If you’re in recruiting, talent, or leadership and you still think “fake candidates” are edge cases… you’re already behind.

This isn’t just resume fraud or someone stretching their experience.

This is organized, global, and in some cases… state-backed.

Recent reporting shows that North Korean operatives are actively posing as American tech workers, stealing LinkedIn identities, passing interviews, and getting hired into real companies.

Let that sink in.

They’re not just applying.

They’re getting offers.

They’re getting access.

What’s Actually Happening

This isn’t random spam—it’s a system.

Here’s how it typically plays out:

  • Stolen or cloned LinkedIn profiles with real work history

  • AI-generated headshots, resumes, and even deepfake interviews

  • Use of U.S.-based “helpers” to pass background checks or host company laptops

  • Remote roles (especially engineering) targeted aggressively

  • Once hired → access to internal systems, codebases, customer data

In some cases, companies don’t realize what happened until months later—after data is already compromised.

And this is not small scale.

  • Hundreds of U.S. companies have already been impacted

  • Millions of dollars have been funneled through these schemes

  • Some reports estimate tens of thousands of fake IT workers globally

This is what happens when remote work + AI + weak identity verification collide.

The Scariest Part?

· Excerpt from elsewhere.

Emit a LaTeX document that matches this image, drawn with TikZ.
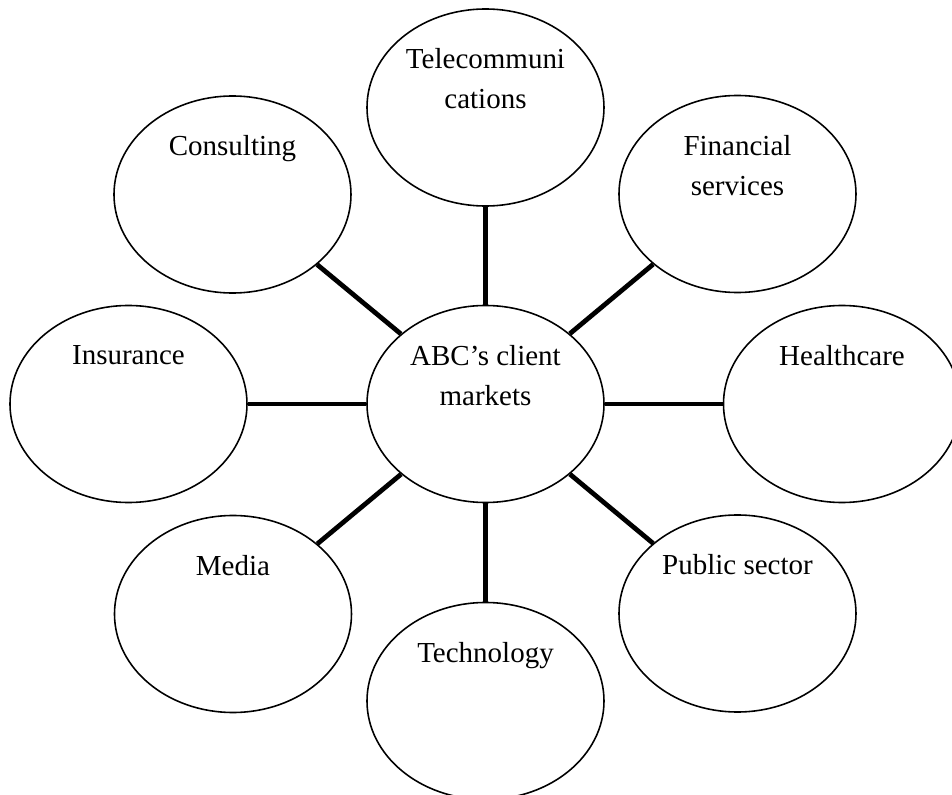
\documentclass[tikz,border=0pt]{standalone}
\usepackage{fontspec}
\setmainfont{Liberation Serif}
\usetikzlibrary{positioning,shapes.geometric}

\begin{document}
\begin{tikzpicture}[on grid, line width=0.9pt,
        main/.style = {draw, ellipse, minimum width=4.74cm, minimum height=3.94cm},
        tag/.style = {yshift=3.18cm, inner sep=0pt, align=center,
                      font=\fontsize{16.5}{22.8}\selectfont},
        link/.style = {line width=2.7pt}]
            \useasboundingbox (-9.71,-7.82) rectangle (9.33,8.08);

            \node[main, label={[tag]below:ABC’s client\\markets}] (1) {};
            \node[main, label={[tag]below:Telecommuni\\cations}] (2) [above=5.93cm of 1] {};
            \node[main, label={[tag]below:Financial\\services}] (3) [above right=4.2cm and 5.04cm of 1] {};
            \node[main, label={[tag]below:Healthcare}] (4) [right=7.13cm of 1] {};
            \node[main, label={[tag]below:Public sector}] (5) [below right=4.19cm and 5.04cm of 1] {};
            \node[main, label={[tag]below:Technology}] (6) [below=5.94cm of 1] {};
            \node[main, label={[tag]below:Media}] (7) [below left=4.2cm and 5.05cm of 1] {};
            \node[main, label={[tag]below:Insurance}] (8) [left=7.14cm of 1] {};
            \node[main, label={[tag]below:Consulting}] (9) [above left=4.19cm and 5.06cm of 1] {};

            \draw[link] (1) to (2);
            \draw[link] (1) to (3);
            \draw[link] (1) to (4);
            \draw[link] (1) to (5);
            \draw[link] (1) to (6);
            \draw[link] (1) to (7);
            \draw[link] (1) to (8);
            \draw[link] (1) to (9);
        \end{tikzpicture}
\end{document}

They Look Legit

These aren’t obvious fake profiles.

They:

  • Copy real people’s LinkedIn accounts

  • Use legitimate company experience

  • Have endorsements, activity, even mutual connections

  • Show up polished, responsive, and technically competent

Some even pass coding interviews and perform on the job—while quietly creating backdoors or extracting data.

This is not a “bad candidate” problem.

It’s a security problem disguised as hiring.

Where Companies Are Getting Burned

Most teams aren’t losing because they’re careless.

They’re losing because their process wasn’t built for this level of sophistication.

Common gaps:

  • Fully remote hiring with no identity verification

  • Over-reliance on LinkedIn profiles as truth

  • No validation of location or device access

  • No coordination between recruiting and security teams

  • Treating hiring as HR… not as a potential attack vector

If your hiring process ends at “offer accepted,” you’re exposed.

How to Protect Your Company (Without Slowing Hiring to a Crawl)

You don’t need to become paranoid—but you do need to level up.

Here’s what actually works:

1. Add Friction Where It Matters

  • Require live video interviews (not just async or audio)

  • Watch for deepfake tells (lag, lighting inconsistencies, voice mismatch)

  • Ask candidates to move or interact naturally on camera

2. Validate Identity Beyond LinkedIn

  • Cross-check email domains (personal vs. corporate history)

  • Ask candidates to confirm past employers via official channels

  • Use references you source—not just ones provided

3. Use “Proof of Presence” Tactics

  • Ship equipment only after verification

  • Require IP consistency during onboarding

  • Flag logins from unexpected geographies immediately

4. Tighten Access on Day 1

  • Least-privilege access (no broad permissions early)

  • Monitor unusual behavior (downloads, repo cloning, off-hours access)

  • Treat new hires like privileged users—not default trusted

5. Train Your Recruiting Team

Your recruiters are now your first line of defense.

They should know how to spot:

  • Slight inconsistencies in communication

  • Overly polished, templated responses

  • Candidates avoiding real-time interaction

Simple LinkedIn-Level Protection (Most People Ignore This)

At an individual level, this is where things get real.

If your profile gets cloned, you become the attack vector.

Do this immediately:

  • Add a note in your LinkedIn bio:
    “I will never reach out from any email other than [yourdomain.com]”

  • List your official email domain clearly

  • Be cautious accepting random connections in your industry

  • Periodically search your own name + company to spot duplicates

  • Report fake profiles directly to LinkedIn immediately

Because once someone is impersonating you, they’re borrowing your credibility to access others.

The Bigger Shift No One Is Talking About

Hiring is no longer just about talent.

It’s about trust infrastructure.

We’re entering a world where:

  • AI can generate a perfect candidate

  • Identity can be faked at scale

  • And “remote” removes most physical verification

Which means…

The companies that win aren’t the ones who hire fastest.

They’re the ones who hire securely without killing speed.

Final Thought

This isn’t fear-mongering—it’s already happening.

Amazon reportedly blocked thousands of suspicious applicants tied to these schemes.

The question isn’t if your company will encounter fake candidates.

It’s whether your process is built to catch them before they’re inside your systems.

Because once they’re in…

It’s no longer a recruiting problem.